Penguins are civilized creatures that communicate using permutations. Blackslex, as a penguin researcher, must study their means of communication. For a given integer $ n $ , consider permutations $ ^{\text{∗}} $ $ p $ of the array $ [0, 1, \ldots, 2^n - 1] $ . Define $$$ S(p) \;=\; \sum_{i=0}^{2^n-1} \operatorname{popcount}\!\bigl(p_0 \mathbin{\&} p_1 \mathbin{\&} \cdots \mathbin{\&} p_i\bigr), $$$ where $ \operatorname{popcount}(z) $ is the number of $ 1 $ -bits in the binary representation of $ z $ (for instance, $ \operatorname{popcount}(5) = 2 $ because $ 5 = 101_2 $ has two $ 1 $ -bits in the binary representation), and $ \& $ denotes the [bitwise AND operation](https://en.wikipedia.org/wiki/Bitwise_operation#AND). . A permutation is considered sacred if it maximizes $ S(p) $ . Find the lexicographically minimal $ ^{\text{†}} $ sacred permutation. $ ^{\text{∗}} $ A permutation of length $ n $ is an array consisting of $ n $ distinct integers from $ 1 $ to $ n $ in arbitrary order.

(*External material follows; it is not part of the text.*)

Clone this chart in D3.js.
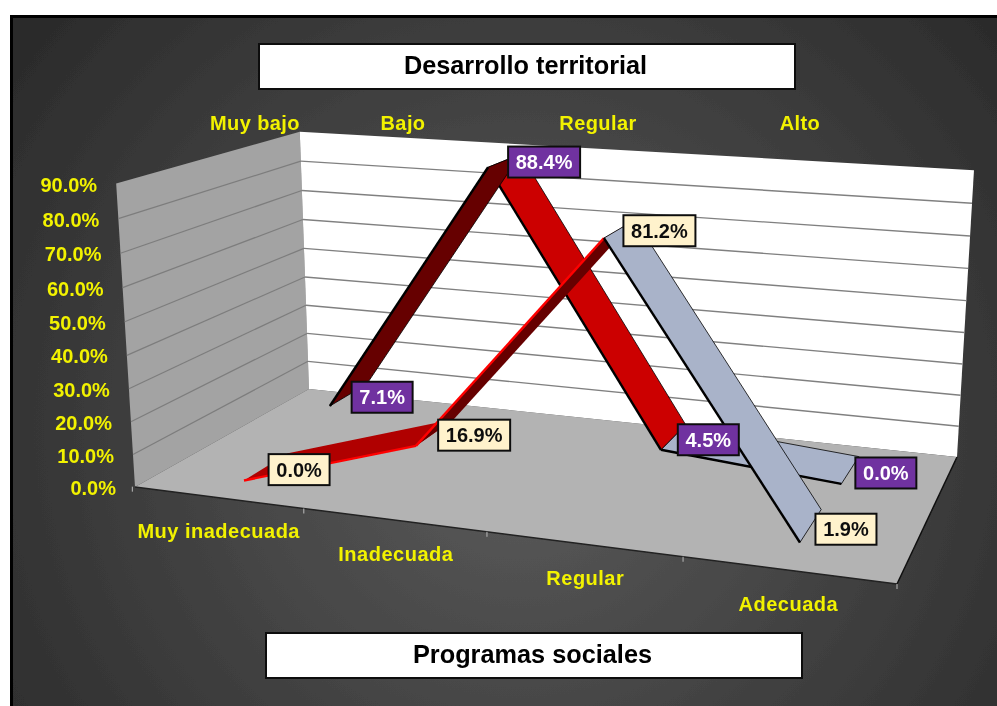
<!DOCTYPE html>
<html><head><meta charset="utf-8">
<script src="https://cdn.jsdelivr.net/npm/d3@7"></script>
<style>html,body{margin:0;padding:0;background:#fff}svg{display:block}text{font-family:"Liberation Sans",Arial,sans-serif;font-weight:bold}</style>
</head><body><div id="chart"></div>
<script>
// ---- data ----
const categories = ["Muy inadecuada","Inadecuada","Regular","Adecuada"];
const seriesNames = ["front","back"];
const frontValues = [0.0,16.9,81.2,1.9];
const backValues = [7.1,88.4,4.5,0.0];
const yTicks = [0,10,20,30,40,50,60,70,80,90];
const topLabels = ["Muy bajo","Bajo","Regular","Alto"];
const titleText = "Desarrollo territorial";
const xTitleText = "Programas sociales";
// ---- styles per ribbon segment ----
const backFills = ["#660000","#cc0000","#a9b3c9"];
const backEdges = ["#000","#000","#000"];
const frontFills = ["#b00000","#660000","#a9b3c9"];
const frontEdges = ["#ff0000","#ff0000","#000"];
// ---- layout: projected corners of the chart box ----
const W = 997, H = 706;
const floorFL=[135,487], floorFR=[897,584], floorBR=[957,457], floorBL=[309,389];
const topFL=[116,183], topBL=[300,134], topBR=[974,168];
const verticalVanish=[555,7250];
const topLabelX=[255,403,598,800];

function homography(p0,p1,p2,p3){
  const dx1=p1[0]-p2[0],dx2=p3[0]-p2[0],sx=p0[0]-p1[0]+p2[0]-p3[0];
  const dy1=p1[1]-p2[1],dy2=p3[1]-p2[1],sy=p0[1]-p1[1]+p2[1]-p3[1];
  const den=dx1*dy2-dx2*dy1;
  const g=(sx*dy2-dx2*sy)/den,h=(dx1*sy-sx*dy1)/den;
  return {a:p1[0]-p0[0]+g*p1[0],b:p3[0]-p0[0]+h*p3[0],c:p0[0],
          d:p1[1]-p0[1]+g*p1[1],e:p3[1]-p0[1]+h*p3[1],f:p0[1],g,h};
}
const Hm=homography(floorFL,floorFR,floorBR,floorBL);
function base(u,v){return [Hm.a*u+Hm.b*v+Hm.c,Hm.d*u+Hm.e*v+Hm.f,Hm.g*u+Hm.h*v+1];}
function kFor(u,v,top){const b=base(u,v);return (b[1]-top[1]*b[2])/(top[1]-verticalVanish[1]);}
const kH=d3.mean([kFor(0,0,topFL),kFor(0,1,topBL),kFor(1,1,topBR)]);
function project(u,t,v){
  const b=base(u,v),k=t*kH;
  const w=b[2]+k;
  return [(b[0]+k*verticalVanish[0])/w,(b[1]+k*verticalVanish[1])/w];
}
// ---- scales ----
const xScale=d3.scaleBand().domain(categories).range([-0.004,0.996]);
const yScale=d3.scaleLinear().domain([0,90]).range([0,1]);
const zScale=d3.scaleBand().domain(seriesNames).range([0,1.054]).paddingInner(0.515).paddingOuter(0.28);
const uc=c=>xScale(c)+xScale.bandwidth()/2;

const svg=d3.select("#chart").append("svg").attr("width",W).attr("height",H);
const defs=svg.append("defs");
const grad=defs.append("radialGradient").attr("id","bg").attr("gradientUnits","userSpaceOnUse")
  .attr("cx",520).attr("cy",430).attr("r",640);
grad.append("stop").attr("offset","0%").attr("stop-color","#5c5c5c");
grad.append("stop").attr("offset","100%").attr("stop-color","#2a2a2a");
const blur=defs.append("filter").attr("id","soft").attr("x","0").attr("y","0").attr("width","1").attr("height","1");
blur.append("feGaussianBlur").attr("stdDeviation",0.45);

const g=svg.append("g").attr("filter","url(#soft)");
g.append("rect").attr("width",W).attr("height",H).attr("fill","#fff");
g.append("rect").attr("x",11.5).attr("y",16.5).attr("width",W).attr("height",H).attr("fill","url(#bg)").attr("stroke","#000").attr("stroke-width",3);

const line=d3.line();
const poly=pts=>line(pts)+"Z";
// walls and floor
g.append("path").attr("d",poly([project(0,0,0),project(0,0,1),project(0,1,1),project(0,1,0)])).attr("fill","#a3a3a3");
g.append("path").attr("d",poly([project(0,0,1),project(1,0,1),project(1,1,1),project(0,1,1)])).attr("fill","#fff");
g.append("path").attr("d",poly([project(0,0,0),project(1,0,0),project(1,0,1),project(0,0,1)])).attr("fill","#b3b3b3");
// gridlines
yTicks.filter(t=>t>0&&t<90).forEach(t=>{
  const y=yScale(t);
  g.append("path").attr("d",line([project(0,y,0),project(0,y,1)])).attr("stroke","#7d7d7d").attr("stroke-width",1.2).attr("fill","none");
  g.append("path").attr("d",line([project(0,y,1),project(1,y,1)])).attr("stroke","#808080").attr("stroke-width",1.4).attr("fill","none");
});
// floor edges and ticks
g.append("path").attr("d",line([project(0,0,0),project(1,0,0)])).attr("stroke","#222").attr("stroke-width",1.5).attr("fill","none");
g.append("path").attr("d",line([project(1,0,0),project(1,0,1)])).attr("stroke","#111").attr("stroke-width",1.5).attr("fill","none");
[...categories.map(c=>xScale(c)),1].forEach(u=>{
  const p=project(u,0,0);
  g.append("line").attr("x1",p[0]).attr("y1",p[1]).attr("x2",p[0]).attr("y2",p[1]+5).attr("stroke","#bbb").attr("stroke-width",1);
});
// ribbons
function ribbon(name,values,fills,edges){
  const z0=zScale(name),z1=z0+zScale.bandwidth();
  d3.range(values.length-1).sort((a,b)=>name==="back"?b-a:a-b).forEach(i=>{
    const u0=uc(categories[i]),u1=uc(categories[i+1]);
    const t0=yScale(values[i]),t1=yScale(values[i+1]);
    const f0=project(u0,t0,z0),f1=project(u1,t1,z0),b1=project(u1,t1,z1),b0=project(u0,t0,z1);
    g.append("path").attr("d",poly([f0,f1,b1,b0])).attr("fill",fills[i]).attr("stroke","#000").attr("stroke-width",0.8).attr("stroke-opacity",edges[i]==="#000"?1:0);
    g.append("path").attr("d",line([f0,f1])).attr("stroke",edges[i]).attr("stroke-width",2.4).attr("fill","none");
  });
}
ribbon("back",backValues,backFills,backEdges);
ribbon("front",frontValues,frontFills,frontEdges);
// y axis labels
yTicks.forEach(t=>{
  const p=project(0,yScale(t),0);
  g.append("text").attr("x",p[0]-19).attr("y",p[1]+1).attr("dy","0.35em").attr("text-anchor","end")
    .attr("font-size",20).attr("fill","#f2f200").text(t.toFixed(1)+"%");
});
// category labels
categories.forEach(c=>{
  const p=project(uc(c),0,0);
  g.append("text").attr("x",p[0]+2).attr("y",p[1]+34).attr("dy","0.35em").attr("text-anchor","middle")
    .attr("font-size",20).attr("letter-spacing",0.5).attr("fill","#f2f200").text(c);
});
// top labels
topLabels.forEach((c,i)=>{
  g.append("text").attr("x",topLabelX[i]).attr("y",123).attr("dy","0.35em").attr("text-anchor","middle")
    .attr("font-size",20).attr("letter-spacing",0.4).attr("fill","#f2f200").text(c);
});
// data labels
function dataLabels(name,values,fill,color){
  const zc=zScale(name)+zScale.bandwidth()*0.39;
  values.forEach((val,i)=>{
    const p=project(uc(categories[i]),yScale(val),zc);
    const s=val.toFixed(1)+"%",bw=s.length===5?72:61,bh=31;
    g.append("rect").attr("x",p[0]+7).attr("y",p[1]-bh/2).attr("width",bw).attr("height",bh)
      .attr("fill",fill).attr("stroke","#111").attr("stroke-width",2);
    g.append("text").attr("x",p[0]+7+bw/2).attr("y",p[1]).attr("dy","0.35em").attr("text-anchor","middle")
      .attr("font-size",20).attr("fill",color).text(s);
  });
}
dataLabels("back",backValues,"#7030a0","#fff");
dataLabels("front",frontValues,"#fff2cc","#111");
// title boxes
function titleBox(x,y,w,h,t){
  g.append("rect").attr("x",x).attr("y",y).attr("width",w).attr("height",h).attr("fill","#fff").attr("stroke","#111").attr("stroke-width",2);
  g.append("text").attr("x",x+w/2-1.5).attr("y",y+h/2-1).attr("dy","0.35em").attr("text-anchor","middle")
    .attr("font-size",25.3).attr("fill","#000").text(t);
}
titleBox(259,44,536,45,titleText);
titleBox(266,633,536,45,xTitleText);
</script></body></html>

For example, $ [2,3,1,5,4] $ is a permutation, but $ [1,2,2] $ is not a permutation ( $ 2 $ appears twice in the array), and $ [1,3,4] $ is also not a permutation ( $ n=3 $ but there is $ 4 $ in the array). $ ^{\text{†}} $ An array $ a $ is lexicographically smaller than an array $ b $ of the same size if and only if the following holds: - in the first position where $ a $ and $ b $ differ, the array $ a $ has a smaller element than the corresponding element in $ b $ .

Input Format

The first line contains a single integer $ t $ ( $ 1 \le t \le 16 $ ) — the number of test cases. Each test case contains a single integer $ n $ ( $ 1 \le n \le 16 $ ). It is guaranteed that the sum of $ 2^n $ over all test cases does not exceed $ 2^{16} $ .

Output Format

For each test case, output $ 2^n $ integers $ p_0, p_1, \ldots, p_{2^n-1} $ — the required permutation.

Explanation/Hint

For the first test case, there are two possible permutations. - $ p = [0, 1] $ , $ S(p) = 0 $ - $ p = [1, 0] $ , $ S(p) = 1 $ For the second test case, $ S([3, 1, 0, 2]) = 3 $ is sacred. There are other permutations $ p $ that are sacred, such as $ p = [3, 2, 0, 1] $ , but those are not lexicographically minimal.